Pantau - Sekjen PDIP, Hasto Kristiyanto mengomentari pelaporan terhadap calon presiden nomor urut 3, Ganjar Pranowo ke KPK.
Ia menganggap, pelaporan itu berkaitan dengan usulan hak angket untuk meneliti dugaan kecurangan dalam Pemilu 2024.
"Sejak Pak Ganjar mengusulkan hak angket, langsung ada reaksi berupa pelaporan ke KPK. Terlihat sekali ada banyak 'setrum-setruman' ini," ujar Hasto dalam di FISIP UI, Depok, Kamis (7/3/2024).
Menurut Hasto, PDIP memiliki opsi untuk melawan secara struktural. Ia menyoroti pihak-pihak yang menggunakan istilah demokrasi prosedural sebagai alasan.
Meski demikian, Hasto berpendapat, demokrasi prosedural tidak lagi mencerminkan demokrasi yang berlandaskan pada kehendak rakyat.
"Ada yang mengatakan 'ajukan ke Bawaslu, laporkan ke polisi'. Itu demokrasi prosedural, tapi dalam substansinya, demokrasi kedaulatan rakyat tidak lagi terwujud," tambahnya.
Hasto menggambarkan, kecurangan dalam Pemilu 2024 merupakan kombinasi antara kecurangan yang pernah terjadi dalam Pemilu 1971 pada masa Orde Baru dan Pemilu 2009 pada masa pemerintahan Presiden Susilo Bambang Yudhoyono.
Hasto menyebut bahwa kecurangan dalam Pemilu 1971 dilakukan secara massif melibatkan ABRI, sementara dalam Pemilu 2009, kecurangan dilakukan melalui distribusi bantuan sosial untuk kepentingan elektoral.
"Jadi, Pemilu 2024 merupakan kombinasi dari apa yang terjadi pada tahun 1971 ditambah dengan apa yang terjadi pada tahun 2009. Pada tahun 2009, Pak JK sebagai Ketua Umum Golkar dan PDIP sama-sama menjadi korban," katanya.
Tak hanya itu, Hasto juga mengklaim bahwa 54 persen kepala daerah dari PDIP mengalami intimidasi selama Pemilu 2024.

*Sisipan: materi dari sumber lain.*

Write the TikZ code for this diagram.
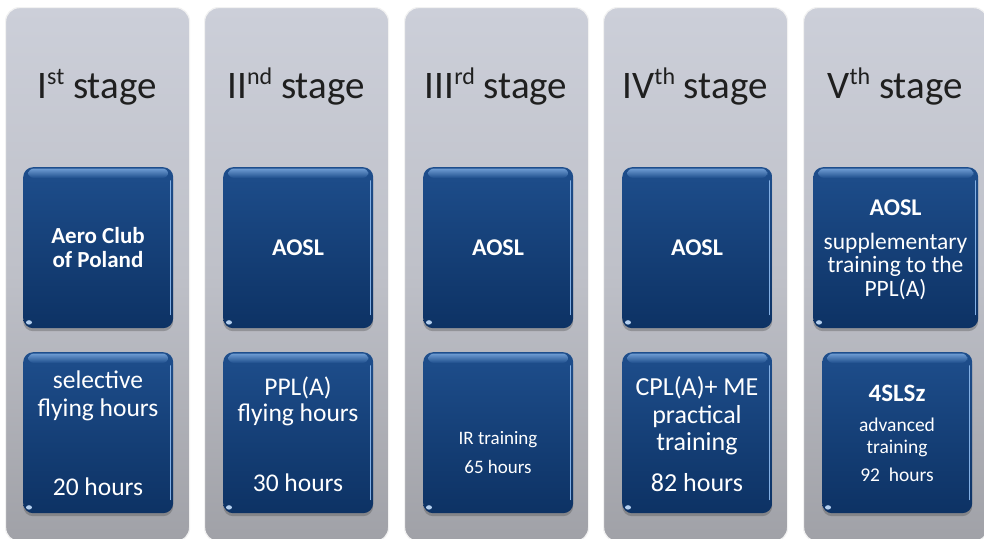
\documentclass[tikz,border=0pt]{standalone}
\usepackage{fontspec}
\setmainfont{Carlito}
\usetikzlibrary{shadows}
\definecolor{coltop}{RGB}{204,207,217}
\definecolor{colmid}{RGB}{190,192,200}
\definecolor{colbot}{RGB}{160,161,167}
\definecolor{bluetop}{RGB}{30,78,140}
\definecolor{bluebot}{RGB}{13,50,100}
\definecolor{bluehi}{RGB}{130,175,228}
\newcommand\stsup[1]{\raisebox{0.36em}{\fontsize{24}{24}\selectfont #1}}
\tikzset{
  stagecol/.style={rounded corners=14pt, top color=coltop, bottom color=colbot, middle color=colmid,
    draw=white!90!gray, line width=1.2pt, minimum width=184pt, minimum height=534pt,
    anchor=north west, inner sep=0pt},
  bluebox/.style={rounded corners=10pt, top color=bluetop, bottom color=bluebot, draw=none,
    anchor=north west, inner sep=0pt, minimum width=150pt, minimum height=161pt,
    drop shadow={shadow xshift=0pt, shadow yshift=-3pt, opacity=0.35, fill=black!70}},
  hd/.style={font=\fontsize{39}{44}\selectfont, text=black!88, inner sep=0pt, anchor=base, yshift=-12.5pt},
  wl/.style={text=white, inner sep=0pt, anchor=base},
  bt/.style={wl, font=\fontsize{#1}{#1}\selectfont\bfseries, yshift={-0.32*#1pt}},
  rt/.style={wl, font=\fontsize{#1}{#1}\selectfont, yshift={-0.32*#1pt}},
}
\begin{document}
\begin{tikzpicture}[x=1pt,y=-1pt]
\useasboundingbox (0,0) rectangle (984,538);
\fill[white] (0,0) rectangle (984,538);
% columns
\node[stagecol] (c1) at (5,7) {};
\node[stagecol] (c2) at (204,7) {};
\node[stagecol] (c3) at (404,7) {};
\node[stagecol] (c4) at (603,7) {};
\node[stagecol] (c5) at (803,7) {};
% headers
\node[hd] (h1) at (97,86) {I\stsup{st} stage};
\node[hd] (h2) at (296,86) {II\stsup{nd} stage};
\node[hd] (h3) at (496,86) {III\stsup{rd} stage};
\node[hd] (h4) at (695,86) {IV\stsup{th} stage};
\node[hd] (h5) at (895,86) {V\stsup{th} stage};
% blue boxes
\node[bluebox] (b11) at (23,167) {};
\node[bluebox] (b12) at (23,352) {};
\node[bluebox] (b21) at (223,167) {};
\node[bluebox] (b22) at (223,352) {};
\node[bluebox] (b31) at (423,167) {};
\node[bluebox] (b32) at (423,352) {};
\node[bluebox] (b41) at (622,167) {};
\node[bluebox] (b42) at (622,352) {};
\node[bluebox, minimum width=165pt] (b51) at (813,167) {};
\node[bluebox] (b52) at (822,352) {};
% glossy highlights
\foreach \b in {b11,b12,b21,b22,b31,b32,b41,b42,b51,b52}{
  \shade[top color=bluehi!80!bluetop, bottom color=bluetop, rounded corners=6pt]
    ([xshift=5pt,yshift=-1.5pt]\b.north west) rectangle ([xshift=-5pt,yshift=-11pt]\b.north east);
  \draw[bluehi, line width=1.6pt, line cap=round]
    ([xshift=-3pt,yshift=-14pt]\b.north east) -- ([xshift=-3pt,yshift=14pt]\b.south east);
  \fill[bluehi!60!white] ([xshift=6pt,yshift=6pt]\b.south west) ellipse (3pt and 2.2pt);
}
% texts column 1
\node[bt=23] (t11a) at (98,236) {Aero Club};
\node[bt=23] (t11b) at (98,260) {of Poland};
\node[rt=25.5] (t12a) at (98,380) {selective};
\node[rt=25.5] (t12b) at (98,408) {flying hours};
\node[rt=25.5] (t12c) at (98,487) {20 hours};
% column 2
\node[bt=24] (t21a) at (298,248) {AOSL};
\node[rt=25.5] (t22a) at (298,387) {PPL(A)};
\node[rt=25.5] (t22b) at (298,413) {flying hours};
\node[rt=25.5] (t22c) at (298,483) {30 hours};
% column 3
\node[bt=24] (t31a) at (498,248) {AOSL};
\node[rt=19] (t32a) at (498,438) {IR training};
\node[rt=19] (t32b) at (498,467) {65 hours};
% column 4
\node[bt=24] (t41a) at (697,248) {AOSL};
\node[rt=26] (t42a) at (697,387) {CPL(A)+ ME};
\node[rt=26] (t42b) at (697,415) {practical};
\node[rt=26] (t42c) at (697,442) {training};
\node[rt=26] (t42d) at (697,483) {82 hours};
% column 5
\node[bt=24] (t51a) at (895.5,208) {AOSL};
\node[rt=23.5] (t51b) at (895.5,242) {supplementary};
\node[rt=23.5] (t51c) at (895.5,265) {training to the};
\node[rt=23.5] (t51d) at (895.5,289) {PPL(A)};
\node[bt=25] (t52a) at (897,393) {4SLSz};
\node[rt=19.5] (t52b) at (897,425) {advanced};
\node[rt=19.5] (t52c) at (897,447) {training};
\node[rt=19.5] (t52d) at (897,475) {92\ \ hours};
\end{tikzpicture}
\end{document}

"Mereka ditekan dengan berbagai cara, kepala dinas mereka dipanggil terlebih dahulu untuk melawan kepala daerah. Kemudian mereka diperiksa secara hukum, sebagai alat untuk memberikan tekanan," ungkapnya.
Sebelumnya, Ganjar dilaporkan ke KPK oleh Ketua IPW dan politikus PSI, Sugeng Teguh Santoso, terkait penerimaan aliran dana dari BPD Jateng (Bank Jateng).